SPFW N56: Angela Brito referencia festas devotas brasileiras
Angela Brito traz para as passarelas da SPFW N56, criações ligadas às festas devotas não só do Cabo Verde, como do Brasil também
A reflexão sobre o vai-e-vem da realidade dos migrantes segue pautando a moda de Angela Brito. Ela mesma, tão cabo-verdiana quanto carioca, vive no cotidiano as questões de impermanência de quem trocou um lugar por outro. Na coleção passada, @angela_d_brito falou sobre o lugar de estrangeira em que é automaticamente colocada. Nesta, sua sensibilidade mira outro lado — o local daquele que vê e se espelha em quem volta, em ambas as pontas da estrada.

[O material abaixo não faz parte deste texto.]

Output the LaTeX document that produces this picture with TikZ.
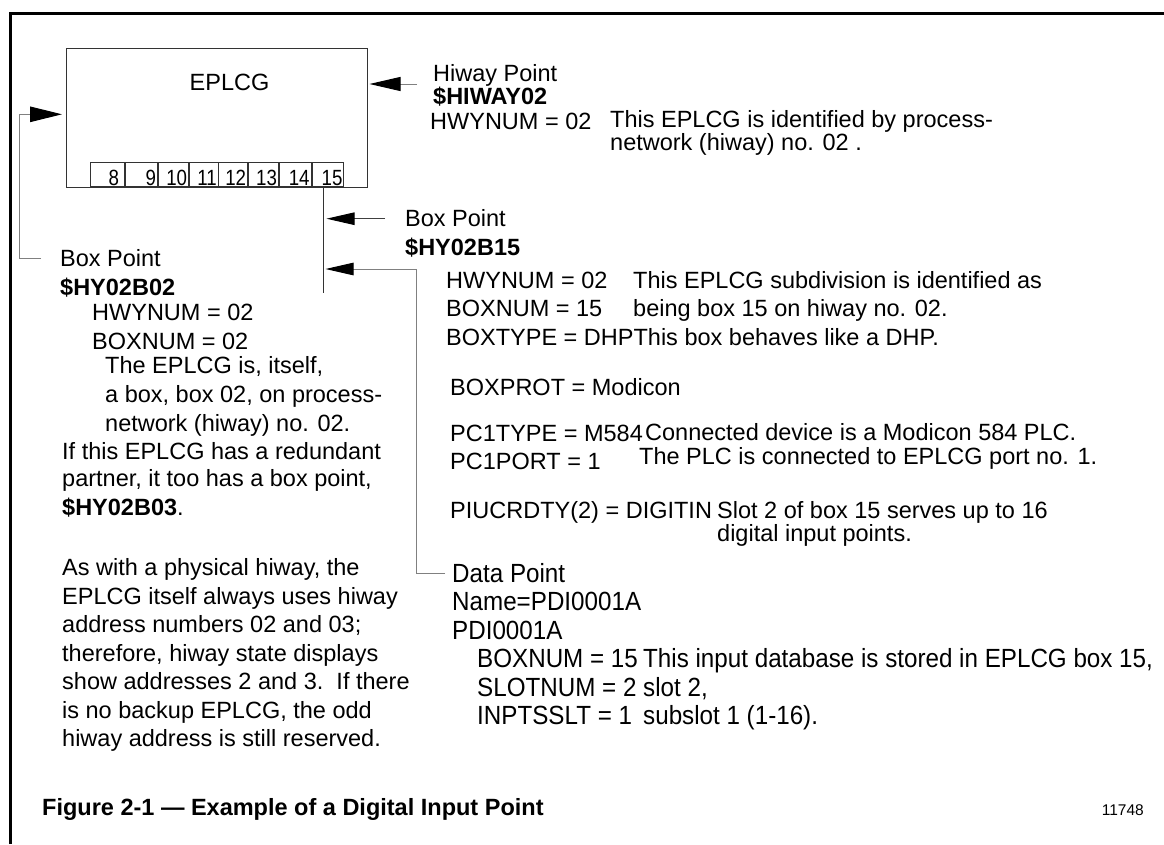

Apesar de ser pouco religiosa, as origens africanas (e, por colonialismos, de infusões portuguesas) da estilista fazem com que suas raízes estejam fortemente conectadas às grandes festas devotas — que fazem parte tanto das tradições da sua Cabo Verde quanto do Brasil. São os momentos em que ela não deixa de retornar à sua terra natal e o ponto de partida desta coleção, batizada de Romaria, quando parou para analisar (e registrar) o guarda-roupa e os humores de quem caminha nas procissões.
Os trinta looks, coesos, não botam a moda de Angela de cabeça para baixo — ela não é dessas. Seu mood austero-tropical-chic segue ali, atualizado, cobrindo e revelando peles numa sensualidade afinada. Ao mesmo tempo, pontos de estética monástica (que ela gosta muito) não só se comunicam com o tema da coleção como dão interesse a mangas, sobreposições e comprimentos, tanto na poliamida tecnológica esperta que ela segue utilizando como nos tecidos de tear clássicos de Cabo Verde.
De brinde luxuoso, Angela trouxe para a passarela o trabalho do carioca @maxwell__alexandre, artista plástico dos mais interessantes da última geração. Além de autor de séries de pinturas que retratam e remexem realidades pretas e periféricas, Maxwell é um provocador de discussões e tem, entre suas proposições artísticas, performances de rua que trazem a linguagem das romarias religiosas para sua arte. Partindo de cliques da própria estilista nas festas cabo-verdianas, Maxwell pintou (à sua moda) retratos de corpo inteiro que se tonaram estampas de vestidos, blusas, saias e panneaux. Um match poderosíssimo, inesperado e muito bem-vindo.